Originally Posted by Antares
This site seems to explain it fairly well: http://inventors.about.com/od/copyri...expiration.htm In general copyrights expire 70 years after the author's death. I was thinking that it was 75 years since the piece was published, but that's not the case.
I found this statement at the link you provided, and it would seem to apply to a 1973 booklet w/ knitting designs:
Published from 1964 to 1977 - When published with notice - copyright protection lasts 28 years for first term; automatic extension of 67 years for second term for a total of 95 years
So I am translating it to mean that the 1973 booklet of designs will be protected from scanning, copying and sharing until the year 2068.
The paragraph in blue
doesn't stipulate anything about the designer's death.

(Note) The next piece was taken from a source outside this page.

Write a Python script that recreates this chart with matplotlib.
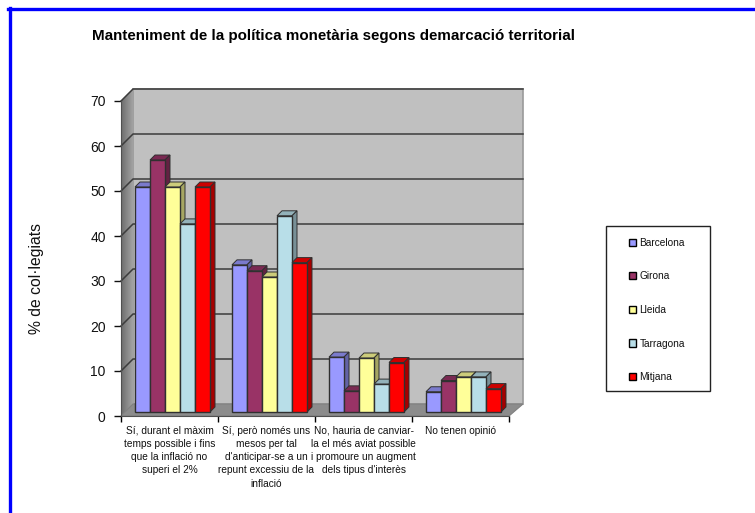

(edited to add: the death of the designer is mentioned regarding things published after 1978...the leaflet I'm looking into was published in 1973 with a slightly different set of rules...death of designer not relevant)
Of course, the booklet isn't a person, but the designs were created by an individual or a team of individuals. The booklet I'm referring to is a McCalls publication, but I don't suppose that's relevant.
And then there is the teensy few words on that copyright info page that say:
"If not renewed, now in public domain."
So if McCalls renews their copyrights...the lock on the designs will go on until my great-great-great-great-great grandchildren are knitters! In other words, the designs are lost. The original publication has disintegrated and the designs have become dust, and are gone forever. If they cannot be shared electronically for preservation, the hard copies are gone. Done. It's sorta a shame.